_TASK GOAL_. Write out all of the data without omission, exactly as shown.
━━━━━━
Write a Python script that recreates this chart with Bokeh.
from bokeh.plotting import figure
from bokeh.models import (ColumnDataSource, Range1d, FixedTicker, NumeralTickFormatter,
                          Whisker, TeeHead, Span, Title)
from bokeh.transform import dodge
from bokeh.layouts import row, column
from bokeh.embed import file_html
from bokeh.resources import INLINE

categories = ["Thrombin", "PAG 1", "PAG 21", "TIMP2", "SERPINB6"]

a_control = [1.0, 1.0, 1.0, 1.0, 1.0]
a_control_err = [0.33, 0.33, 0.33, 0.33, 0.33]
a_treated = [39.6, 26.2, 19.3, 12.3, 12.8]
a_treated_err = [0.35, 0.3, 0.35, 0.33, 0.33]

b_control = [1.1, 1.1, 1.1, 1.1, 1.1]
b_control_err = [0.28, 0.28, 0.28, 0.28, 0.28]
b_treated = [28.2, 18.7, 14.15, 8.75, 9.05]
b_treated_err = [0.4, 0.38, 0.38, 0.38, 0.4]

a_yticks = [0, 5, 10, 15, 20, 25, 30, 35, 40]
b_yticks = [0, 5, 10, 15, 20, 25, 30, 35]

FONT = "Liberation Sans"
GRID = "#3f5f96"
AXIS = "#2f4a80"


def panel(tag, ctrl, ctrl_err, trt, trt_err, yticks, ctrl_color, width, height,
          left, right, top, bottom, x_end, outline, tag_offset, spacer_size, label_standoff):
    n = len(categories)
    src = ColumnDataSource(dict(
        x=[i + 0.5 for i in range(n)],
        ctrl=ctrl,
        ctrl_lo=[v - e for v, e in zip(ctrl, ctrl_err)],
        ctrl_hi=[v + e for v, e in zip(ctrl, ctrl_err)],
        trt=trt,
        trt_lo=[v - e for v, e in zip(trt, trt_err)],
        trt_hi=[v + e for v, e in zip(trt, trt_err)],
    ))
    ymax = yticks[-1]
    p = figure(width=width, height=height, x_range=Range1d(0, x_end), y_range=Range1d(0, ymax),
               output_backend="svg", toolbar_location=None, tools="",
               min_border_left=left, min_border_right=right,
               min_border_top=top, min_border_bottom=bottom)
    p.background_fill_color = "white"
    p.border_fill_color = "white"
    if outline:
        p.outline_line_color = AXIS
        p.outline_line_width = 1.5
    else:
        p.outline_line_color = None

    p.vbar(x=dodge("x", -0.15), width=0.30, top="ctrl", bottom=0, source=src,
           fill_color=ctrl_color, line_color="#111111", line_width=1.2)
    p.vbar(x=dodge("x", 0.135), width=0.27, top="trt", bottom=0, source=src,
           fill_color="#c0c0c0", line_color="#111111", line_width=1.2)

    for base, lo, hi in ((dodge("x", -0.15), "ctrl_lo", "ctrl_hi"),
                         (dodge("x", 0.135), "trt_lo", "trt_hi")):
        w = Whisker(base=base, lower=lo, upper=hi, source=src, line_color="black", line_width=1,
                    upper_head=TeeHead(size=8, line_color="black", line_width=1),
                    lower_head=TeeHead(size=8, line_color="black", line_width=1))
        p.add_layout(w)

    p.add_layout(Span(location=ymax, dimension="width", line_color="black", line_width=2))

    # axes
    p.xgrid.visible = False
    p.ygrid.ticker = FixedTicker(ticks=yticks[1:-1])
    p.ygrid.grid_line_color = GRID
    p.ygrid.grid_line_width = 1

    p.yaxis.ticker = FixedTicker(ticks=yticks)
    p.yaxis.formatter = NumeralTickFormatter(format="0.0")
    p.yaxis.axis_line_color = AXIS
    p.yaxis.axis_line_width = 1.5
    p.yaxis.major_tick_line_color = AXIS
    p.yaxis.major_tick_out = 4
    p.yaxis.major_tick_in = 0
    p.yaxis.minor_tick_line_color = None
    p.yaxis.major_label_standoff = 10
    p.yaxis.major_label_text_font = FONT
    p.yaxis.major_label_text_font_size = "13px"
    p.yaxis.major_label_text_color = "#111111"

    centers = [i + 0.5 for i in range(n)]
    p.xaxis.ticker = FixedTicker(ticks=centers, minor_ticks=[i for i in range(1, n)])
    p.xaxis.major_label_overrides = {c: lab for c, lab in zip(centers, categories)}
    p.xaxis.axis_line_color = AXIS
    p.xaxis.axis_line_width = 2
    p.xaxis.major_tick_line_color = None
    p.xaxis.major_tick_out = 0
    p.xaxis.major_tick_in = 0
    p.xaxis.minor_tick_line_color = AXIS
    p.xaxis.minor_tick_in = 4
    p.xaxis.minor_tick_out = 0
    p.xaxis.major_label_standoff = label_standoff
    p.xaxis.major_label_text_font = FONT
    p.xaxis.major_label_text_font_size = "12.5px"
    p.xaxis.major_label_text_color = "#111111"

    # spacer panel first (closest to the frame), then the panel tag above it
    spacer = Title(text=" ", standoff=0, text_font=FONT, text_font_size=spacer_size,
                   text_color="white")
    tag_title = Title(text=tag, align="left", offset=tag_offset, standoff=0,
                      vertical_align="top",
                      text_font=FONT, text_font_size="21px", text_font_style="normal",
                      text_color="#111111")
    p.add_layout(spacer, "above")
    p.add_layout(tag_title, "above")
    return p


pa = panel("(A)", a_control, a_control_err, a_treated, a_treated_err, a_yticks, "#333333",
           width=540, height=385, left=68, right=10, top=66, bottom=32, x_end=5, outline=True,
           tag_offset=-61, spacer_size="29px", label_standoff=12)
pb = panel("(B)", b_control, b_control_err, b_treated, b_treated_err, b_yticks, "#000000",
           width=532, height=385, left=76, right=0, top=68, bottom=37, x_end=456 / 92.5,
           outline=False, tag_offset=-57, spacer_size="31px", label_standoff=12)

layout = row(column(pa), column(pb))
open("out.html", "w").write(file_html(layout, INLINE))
━━━━━━
_ANSWER IN FULL_.
Write a Python script that recreates this chart with Bokeh.
from bokeh.plotting import figure
from bokeh.models import (ColumnDataSource, Range1d, FixedTicker, NumeralTickFormatter,
                          Whisker, TeeHead, Span, Title)
from bokeh.transform import dodge
from bokeh.layouts import row, column
from bokeh.embed import file_html
from bokeh.resources import INLINE

categories = ["Thrombin", "PAG 1", "PAG 21", "TIMP2", "SERPINB6"]

a_control = [1.0, 1.0, 1.0, 1.0, 1.0]
a_control_err = [0.33, 0.33, 0.33, 0.33, 0.33]
a_treated = [39.6, 26.2, 19.3, 12.3, 12.8]
a_treated_err = [0.35, 0.3, 0.35, 0.33, 0.33]

b_control = [1.1, 1.1, 1.1, 1.1, 1.1]
b_control_err = [0.28, 0.28, 0.28, 0.28, 0.28]
b_treated = [28.2, 18.7, 14.15, 8.75, 9.05]
b_treated_err = [0.4, 0.38, 0.38, 0.38, 0.4]

a_yticks = [0, 5, 10, 15, 20, 25, 30, 35, 40]
b_yticks = [0, 5, 10, 15, 20, 25, 30, 35]

FONT = "Liberation Sans"
GRID = "#3f5f96"
AXIS = "#2f4a80"


def panel(tag, ctrl, ctrl_err, trt, trt_err, yticks, ctrl_color, width, height,
          left, right, top, bottom, x_end, outline, tag_offset, spacer_size, label_standoff):
    n = len(categories)
    src = ColumnDataSource(dict(
        x=[i + 0.5 for i in range(n)],
        ctrl=ctrl,
        ctrl_lo=[v - e for v, e in zip(ctrl, ctrl_err)],
        ctrl_hi=[v + e for v, e in zip(ctrl, ctrl_err)],
        trt=trt,
        trt_lo=[v - e for v, e in zip(trt, trt_err)],
        trt_hi=[v + e for v, e in zip(trt, trt_err)],
    ))
    ymax = yticks[-1]
    p = figure(width=width, height=height, x_range=Range1d(0, x_end), y_range=Range1d(0, ymax),
               output_backend="svg", toolbar_location=None, tools="",
               min_border_left=left, min_border_right=right,
               min_border_top=top, min_border_bottom=bottom)
    p.background_fill_color = "white"
    p.border_fill_color = "white"
    if outline:
        p.outline_line_color = AXIS
        p.outline_line_width = 1.5
    else:
        p.outline_line_color = None

    p.vbar(x=dodge("x", -0.15), width=0.30, top="ctrl", bottom=0, source=src,
           fill_color=ctrl_color, line_color="#111111", line_width=1.2)
    p.vbar(x=dodge("x", 0.135), width=0.27, top="trt", bottom=0, source=src,
           fill_color="#c0c0c0", line_color="#111111", line_width=1.2)

    for base, lo, hi in ((dodge("x", -0.15), "ctrl_lo", "ctrl_hi"),
                         (dodge("x", 0.135), "trt_lo", "trt_hi")):
        w = Whisker(base=base, lower=lo, upper=hi, source=src, line_color="black", line_width=1,
                    upper_head=TeeHead(size=8, line_color="black", line_width=1),
                    lower_head=TeeHead(size=8, line_color="black", line_width=1))
        p.add_layout(w)

    p.add_layout(Span(location=ymax, dimension="width", line_color="black", line_width=2))

    # axes
    p.xgrid.visible = False
    p.ygrid.ticker = FixedTicker(ticks=yticks[1:-1])
    p.ygrid.grid_line_color = GRID
    p.ygrid.grid_line_width = 1

    p.yaxis.ticker = FixedTicker(ticks=yticks)
    p.yaxis.formatter = NumeralTickFormatter(format="0.0")
    p.yaxis.axis_line_color = AXIS
    p.yaxis.axis_line_width = 1.5
    p.yaxis.major_tick_line_color = AXIS
    p.yaxis.major_tick_out = 4
    p.yaxis.major_tick_in = 0
    p.yaxis.minor_tick_line_color = None
    p.yaxis.major_label_standoff = 10
    p.yaxis.major_label_text_font = FONT
    p.yaxis.major_label_text_font_size = "13px"
    p.yaxis.major_label_text_color = "#111111"

    centers = [i + 0.5 for i in range(n)]
    p.xaxis.ticker = FixedTicker(ticks=centers, minor_ticks=[i for i in range(1, n)])
    p.xaxis.major_label_overrides = {c: lab for c, lab in zip(centers, categories)}
    p.xaxis.axis_line_color = AXIS
    p.xaxis.axis_line_width = 2
    p.xaxis.major_tick_line_color = None
    p.xaxis.major_tick_out = 0
    p.xaxis.major_tick_in = 0
    p.xaxis.minor_tick_line_color = AXIS
    p.xaxis.minor_tick_in = 4
    p.xaxis.minor_tick_out = 0
    p.xaxis.major_label_standoff = label_standoff
    p.xaxis.major_label_text_font = FONT
    p.xaxis.major_label_text_font_size = "12.5px"
    p.xaxis.major_label_text_color = "#111111"

    # spacer panel first (closest to the frame), then the panel tag above it
    spacer = Title(text=" ", standoff=0, text_font=FONT, text_font_size=spacer_size,
                   text_color="white")
    tag_title = Title(text=tag, align="left", offset=tag_offset, standoff=0,
                      vertical_align="top",
                      text_font=FONT, text_font_size="21px", text_font_style="normal",
                      text_color="#111111")
    p.add_layout(spacer, "above")
    p.add_layout(tag_title, "above")
    return p


pa = panel("(A)", a_control, a_control_err, a_treated, a_treated_err, a_yticks, "#333333",
           width=540, height=385, left=68, right=10, top=66, bottom=32, x_end=5, outline=True,
           tag_offset=-61, spacer_size="29px", label_standoff=12)
pb = panel("(B)", b_control, b_control_err, b_treated, b_treated_err, b_yticks, "#000000",
           width=532, height=385, left=76, right=0, top=68, bottom=37, x_end=456 / 92.5,
           outline=False, tag_offset=-57, spacer_size="31px", label_standoff=12)

layout = row(column(pa), column(pb))
open("out.html", "w").write(file_html(layout, INLINE))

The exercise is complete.